Tuesday, September 28, 2004

Bumper Stickers

These have to be the dumbest invention ever. I do not know who thought sticking practically permanent pieces of paper or plastic to your vehicle was a good idea, but they should be tortured for a very long time. Take a look around - I still see Dukakis/Mondale stickers! And now, with this Kerry-Edwards fervor around here, the bumper stickers abound. What makes no sense to me is why they include names on these sticky atrocities. If it were me, looking for that oh-so-necessary political slogan to have blazen across my back hatch, I'd be looking for something that would meet several criteria: 1. A cause I would believe in for at least the time during which I own my vehicle. 2. A statement that would not show me to have lost if the correct candidate does not win. 3. A slogan that paints an image of my character and who I am. Think about it: whether you have Bush-Cheney or Kerry-Edwards on your bumper, what does it say about you? It might suggest with which party you are registered, but what does it say about what you believe? Do you believe in pro-choice? Or pro-life? Are you fiscally conservative or fiscally liberal? What social policies do you agree with?

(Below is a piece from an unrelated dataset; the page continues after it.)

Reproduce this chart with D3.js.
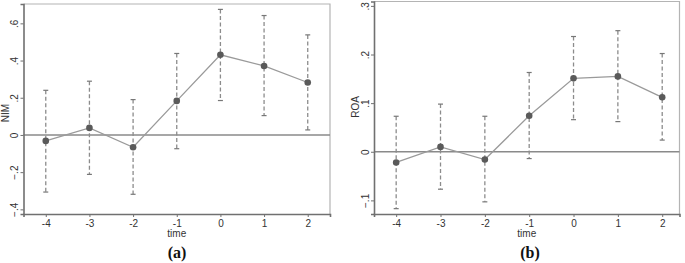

Are you willing to limit yourself to all the stances one candidate takes? Or would you want people to know that just because you support George Bush, you are also a proponent of gay marriage? To me, these little bits of fly paper are so shallow and limiting. I would never put a GWB bumper sticker on my car, because while I support him in the war effort, I find his social program policy offensive....and I want the opportunity to say that before someone knows for whom I am going to vote. I would much prefer, if you have to put something on your car that will no doubt destroy the paint and cheapen its worth, at least go with something in which you truly believe, and not some candidate that may not even be known in 5 years. Okay, I admit, my favorite sticker so far is "Keep Honking: I'm reloading."